The dining-room with its Japanese dado, and its chairs and table of Austrian bent wood was a particularly pleasant room. Just above the mantel hung a half-finished sketch of an old-time knight balancing in one hand an empty glass, and leaning the other upon an inn table.

An artist friend began the painting with the intention of carrying out an ideal that Garfield had once expressed at a Shakespearian gathering. Dying before the picture was finished, the painter left only an outline of the idea, but that outline, Garfield valued very highly. His love for pictures was almost as great as his love for books, and the walls of this plain little house in Thirteenth Street were adorned with many choice paintings and engravings.

Just over the dining-room was the library where Garfield spent the greater part of his time, when free from congressional duties. In the centre stood a large black walnut office-desk with its accompaniments of pigeon-holes, boxes and drawers, filled to overflowing. Six or seven book-cases, holding in all some three thousand volumes, stood against the walls; and scrap-books of all shapes and sizes confronted you everywhere.

It used to be a common saying in Congress that no man in Washington could stand before the army of facts that Garfield could bring forward at a moment's notice.
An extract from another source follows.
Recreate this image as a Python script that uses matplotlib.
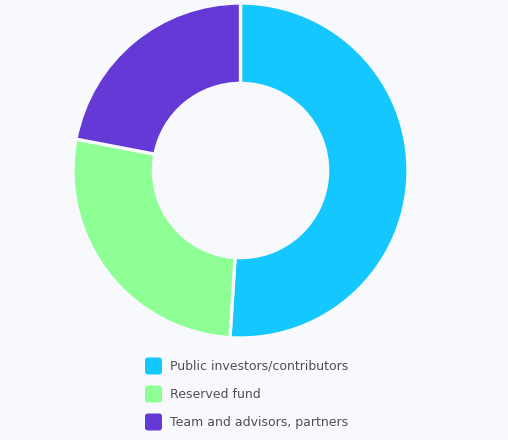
import matplotlib
matplotlib.use("Agg")
import matplotlib.pyplot as plt
from matplotlib.patches import FancyBboxPatch

categories = ["Public investors/contributors", "Reserved fund", "Team and advisors, partners"]
values = [51, 27, 22]
colors = ["#14c8ff", "#8eff95", "#6439d6"]
bg = "#f7f9fd"

W, H = 508, 440
fig = plt.figure(figsize=(W / 100, H / 100), dpi=100, facecolor=bg)

cx, cy, r = 240.5, 170.5, 167.5
ax = fig.add_axes([(cx - r) / W, (H - cy - r) / H, 2 * r / W, 2 * r / H])
ax.set_facecolor(bg)
ax.pie(values, colors=colors, startangle=90, counterclock=False, radius=1,
       wedgeprops=dict(width=0.48, edgecolor=bg, linewidth=2.4))
ax.set_xlim(-1, 1)
ax.set_ylim(-1, 1)
ax.set_aspect("equal")
ax.axis("off")

# legend
box_x, box_w = 145, 17
text_x = 170
ys = [366, 394, 422]
for cat, col, y in zip(categories, colors, ys):
    p = FancyBboxPatch(((box_x) / W, (H - y - box_w / 2) / H), box_w / W, box_w / H,
                       boxstyle="round,pad=0,rounding_size=0.006",
                       transform=fig.transFigure, facecolor=col, edgecolor="none")
    fig.patches.append(p)
    fig.text(text_x / W, (H - y) / H, cat, fontsize=9.0, color="#505050",
             va="center", ha="left")

fig.savefig("out.png", dpi=100, facecolor=bg)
This readiness was largely due to his systematic course of reading, and his invaluable method of indexing. For instance: if an author's views on some subject struck him as particularly good and worth remembering, he would immediately make a note of it in his commonplace-book, giving with the topic, the volume, and page where the extract could be found. In this manner a rich fund of information was always at hand; his "fruit between leaves" was always ready to gather.

The record of the Congressional Library shows that he took out more books than any other member of Congress; and his reading embraced every variety of subject, history, biography, law, politics, philosophy, government, and poetry.

At one time, during an unusually busy session, a friend found him behind a big barricade of books.

"I find I'm overworked," he said, "and need recreation. Now my theory is that the best way to rest the mind is not to let it lie idle, but to put it at something quite outside the ordinary line of employment. So, I am resting by learning all the Congressional Library can show about Horace, and the various editions and translations of his poems."

Mrs. Garfield showed the same love for the classics as her husband. A year or two ago, he said,—

"I taught my wife Latin at Hiram, and she was as good a pupil as I had. She is now teaching the same Latin to my two big boys."